According to the minister, the aim of the bill is not to damage businesses, but to penalise businesses that engage in illicit activities. The illicit activities referred to by the minister include, among others, illegal imports, trade in substandard products and VAT avoidance. However, such activities are already violations of existing acts – acts that could merely be enforced. It amounts to misdirection to justify a new act for these existing reasons. The solution for already illicit activities is, after all, not to outlaw it again with a draconian, counterproductive new act.
According to Piet le Roux, senior researcher at the Solidarity Research Institute, the bill would be detrimental for employees, employers and consumers and would pave the way for serious privacy violations and abuse of state power.
‘The real aim of the bill is not promoting, but restricting and hindering the right to freedom of trade, occupation and profession by subjecting it to harsh, arbitrary regulations,’ said Le Roux.

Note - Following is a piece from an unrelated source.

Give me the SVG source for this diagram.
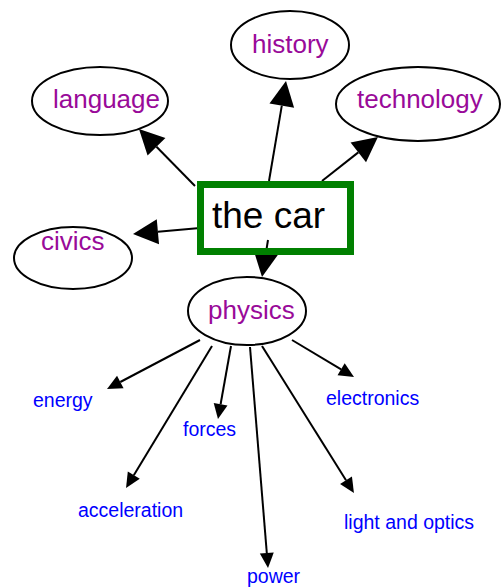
<svg xmlns="http://www.w3.org/2000/svg" width="501" height="588" viewBox="0 0 501 588">
  <defs>
    <marker id="big" markerUnits="userSpaceOnUse" markerWidth="25" markerHeight="25" refX="0" refY="12.5" orient="auto" overflow="visible">
      <path d="M0,0 L25,12.5 L0,25 Z" fill="#000"/>
    </marker>
    <marker id="small" markerUnits="userSpaceOnUse" markerWidth="15" markerHeight="14" refX="0" refY="7" orient="auto" overflow="visible">
      <path d="M0,0 L15,7 L0,14 Z" fill="#000"/>
    </marker>
    <style>
      .edge { stroke: #000; stroke-width: 2; fill: none; }
      .big { marker-end: url(#big); }
      .small { marker-end: url(#small); }
      .ell { fill: #fff; stroke: #000; stroke-width: 2; }
      .topic { font-family: "Liberation Sans", Arial, sans-serif; font-size: 26px; fill: #990a99; }
      .sub { font-family: "Liberation Sans", Arial, sans-serif; font-size: 19.5px; fill: #0000ff; }
      .main { font-family: "Liberation Sans", Arial, sans-serif; font-size: 37px; fill: #000; }
    </style>
  </defs>
  <rect width="501" height="588" fill="#fff"/>

  <g id="connectors">
    <line class="edge big" x1="195" y1="186" x2="156.5" y2="146.8"/>
    <line class="edge big" x1="269" y1="181" x2="281.8" y2="105.7"/>
    <line class="edge big" x1="322" y1="181" x2="358.3" y2="152.4"/>
    <line class="edge big" x1="200" y1="228" x2="157.9" y2="231.8"/>
    <line class="edge big" x1="268" y1="240" x2="266" y2="252.3"/>
    <line class="edge small" x1="200" y1="340" x2="120.3" y2="382"/>
    <line class="edge small" x1="212" y1="346" x2="133.8" y2="475.2"/>
    <line class="edge small" x1="231" y1="346" x2="220.6" y2="404.2"/>
    <line class="edge small" x1="250" y1="347" x2="266.8" y2="553"/>
    <line class="edge small" x1="262" y1="346" x2="346" y2="480.3"/>
    <line class="edge small" x1="292" y1="340" x2="341.1" y2="369.3"/>
  </g>

  <g id="the-car">
    <rect x="200.5" y="184.5" width="150" height="67" fill="none" stroke="#008000" stroke-width="7"/>
    <text class="main" x="212" y="228">the car</text>
  </g>

  <g id="history">
    <ellipse class="ell" cx="290" cy="45" rx="59" ry="34"/>
    <text class="topic" x="252" y="53">history</text>
  </g>
  <g id="language">
    <ellipse class="ell" cx="100" cy="101" rx="68" ry="34"/>
    <text class="topic" x="53" y="108">language</text>
  </g>
  <g id="technology">
    <ellipse class="ell" cx="418" cy="104" rx="82" ry="37"/>
    <text class="topic" x="357" y="108">technology</text>
  </g>
  <g id="civics">
    <ellipse class="ell" cx="73" cy="258" rx="59" ry="31"/>
    <text class="topic" x="41" y="250">civics</text>
  </g>
  <g id="physics">
    <ellipse class="ell" cx="247" cy="311" rx="59" ry="34"/>
    <text class="topic" x="208" y="319">physics</text>
  </g>

  <g id="energy"><text class="sub" x="33" y="407">energy</text></g>
  <g id="electronics"><text class="sub" x="326" y="405">electronics</text></g>
  <g id="forces"><text class="sub" x="183" y="436">forces</text></g>
  <g id="acceleration"><text class="sub" x="78" y="517">acceleration</text></g>
  <g id="light-and-optics"><text class="sub" x="344" y="529">light and optics</text></g>
  <g id="power"><text class="sub" x="247" y="583">power</text></g>
</svg>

‘The bill attests to an obsession with control. Instead of simply prohibiting specific harmful activities, the minister is proposing that any business activity must first have government approval before it can be carried on. From this perspective it is no longer the case that any business activity is acceptable as long as it is not fraudulent or otherwise illicit. In terms of this approach, no business activity will be acceptable unless it is licensed,’ added Le Roux.
Le Roux said it is clear that in truth Davies regards the harmful aspects as the desired elements of the bill. ‘Redrafting the bill would therefore be futile and Solidarity maintains that the bill should be scrapped entirely.’